Colonel Potter had Radar O’Reilly. John Bell Hood relied on Zero and Beetle Bailey to communicate with his lieutenants; Brooks thought his students would explain things to their parents. His students? Who? Beavis and Butt Head? LaVerne and Shirley? Brooks wanted to stimulate discussion and he was successful. He got all he wanted and then some—much of it outside the classroom. All in all, it was a good lesson in democracy.
“When it was written, the Declaration was considered an inflammatory document,” said Brooks
It would be every bit as inflammatory today. Doesn’t it say in there somewhere that Americans were “endowed by their Creator” with certain inalienable rights? It does! It does! But the word, Creator, when capitalized—isn’t it one of God’s Nom de Guerres? It is! It is!
Well, if they tried anything like that today Howard Dean would have a fit! Barry Lynn would think Jerry Falwell had come back to earth! Kathy Griffin would have one more reason to tell Jesus…what is that quaint phrases she uses—to ‘suck it?’ How many more times can Kathy afford to look stupid?
And what about that part of the Declaration that describes Native Americans as “merciless Indian Savages whose known rule of warfare is an indistinguishable destruction of all ages, sexes and conditions?” Who were the Founding Fathers talking about—al-Qaeda or Allie Reynolds? The Friends of Sitting Bull would be furious. Ward Churchill would grab his tomahawk! The World Trade Center would suddenly be full of ‘little Roosevelts.’

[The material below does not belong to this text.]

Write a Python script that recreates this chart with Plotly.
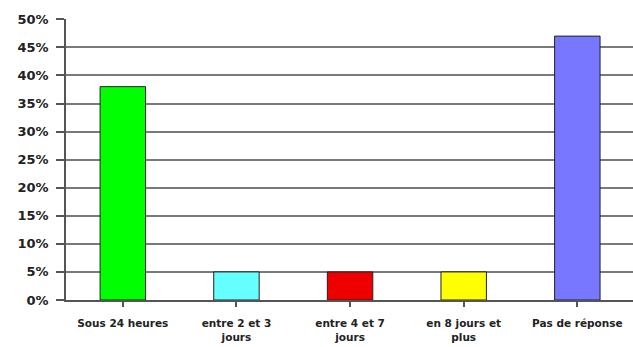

Gosh! Who could have written such a controversial document? “Appealing to the Supreme Judge of the world?” “With a firm reliance on the protection of Divine Providence?’ Notice all the capitols. Were they some kind of religious nuts or were they just showing off their penmanship?
Brooks said he wanted to point out the similarities between now and then. That’s what the class was about—Linking past to present. It’s a good idea. It raises some interesting questions. Do Americans have the moral courage and intestinal fortitude to protect their unique culture from a threat greater than Communism and Fascism combined? This is for real. Nine-eleven was not a drill, Charley Brown. One if by land, two if by sea, three if by air. Kids, who would you prefer in the steeple in Old North Church manning the lanterns—Paul Revere or Cindy Sheehan? This is not a multiple-choice test—it is a matter of survival! Did Brooks ask any of these questions?
The letter shocked the school’s principal, Joanne Parsley, but she didn’t think Brooks had a political agenda. “It was a well-intentioned lesson,” she said, “that didn’t shake out well.”
Obviously, someone wasn’t paying attention to the details. (Radar O’Reilly must have been on furlough) Brooks relied on Beavis and Butt Head to explain the letter to their parents. It was a good plan—the execution was bad. Letters of explanation and apology have been sent to the parents.
And so, till the next time one of these well-intentioned plans doesn’t shake out well, we bid adieu to the Brave New Self-Flagellating World of American education. We’ll be back. There was only one winner—Michael Hall’s daughter transferred to another History class. Don’t take any wooden Declarations of Independence, Kaytlen.